La fin des cookies, le début d’une ère
Qu’ils le veuillent ou non, les acteurs du web vont devoir faire sans les cookies tiers. Cette révolution va-t-elle pour autant remettre en cause le principe de gratuité du web tel qu’il a été pensé à son origine ? Dans un Internet basé sur la gratuité, comment survivre sans les revenus de la publicité ciblée, alors même que les utilisateurs sont habitués à un contenu gratuit et veulent qu’Internet le reste ? En réalité, la fin des cookies tiers va permettre à tous les acteurs du web de repenser leur relation aux consommateurs. Elle les pousse à trouver de nouvelles manières de toucher les internautes.
C’est le cas des systèmes d’identifiants uniques, comme PassMedia, qui rassemble des sites comme L’Équipe, Paris Match, Le Figaro et Europe 1. Il permet à un internaute de ne créer qu’un seul identifiant pour avoir accès à plusieurs médias, et à ces éditeurs de mieux connaître leurs lecteurs. Le système d’identifiant unique donne par ailleurs aux annonceurs un contrôle plus précis du ciblage de leurs publicités et une meilleure visibilité sur leur diffusion.
Des éditeurs choisissent, eux, de mettre en place un ciblage publicitaire contextuel sur leurs sites. Ce format de publicité basé non plus sur les données personnelles mais sur l’analyse des articles lus par les internautes garantit un meilleur retour sur investissement. C’est du moins le constat qu’a fait la BBC hollandaise, NPO, qui a mis fin à l’usage des cookies tiers sur ses sites et a observé une augmentation de 79 % de ses revenus publicitaires.

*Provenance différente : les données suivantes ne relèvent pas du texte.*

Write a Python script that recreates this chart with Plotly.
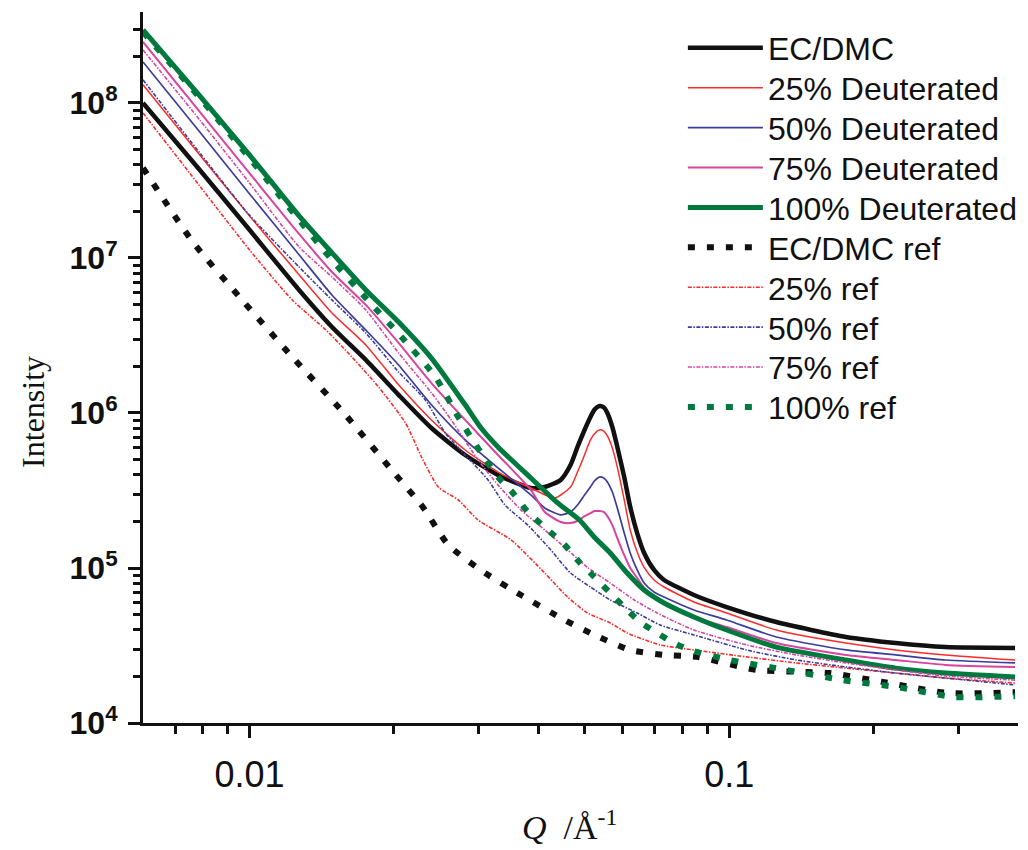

La publicité contextuelle impose cependant une réflexion sur toute la chaîne de valeur de la publicité en ligne : créations plus qualitatives et optimisées pour le web, insertion sur les articles respectueuse de l’expérience de l’internaute...
Autant d’options qui permettent par ailleurs aux éditeurs de gagner en indépendance face aux géants de la tech.
Une révolution nécessaire
Internet des années 2000 va mourir avec les cookies tiers. Née en 1994, identifiée comme un risque de violation de la vie privée en 1995 et seulement révélée au grand public en 1996, cette monnaie virtuelle a défini le Web tel qu’on le connaît. Elle aura définitivement disparu avant la fin de la décennie et éditeurs, annonceurs, hébergeurs ou navigateurs doivent maintenant se tourner vers une monétisation intelligente du Web, respectueuse des utilisateurs et de leurs données. Parce qu’Internet est, par essence, gratuit - et doit le rester".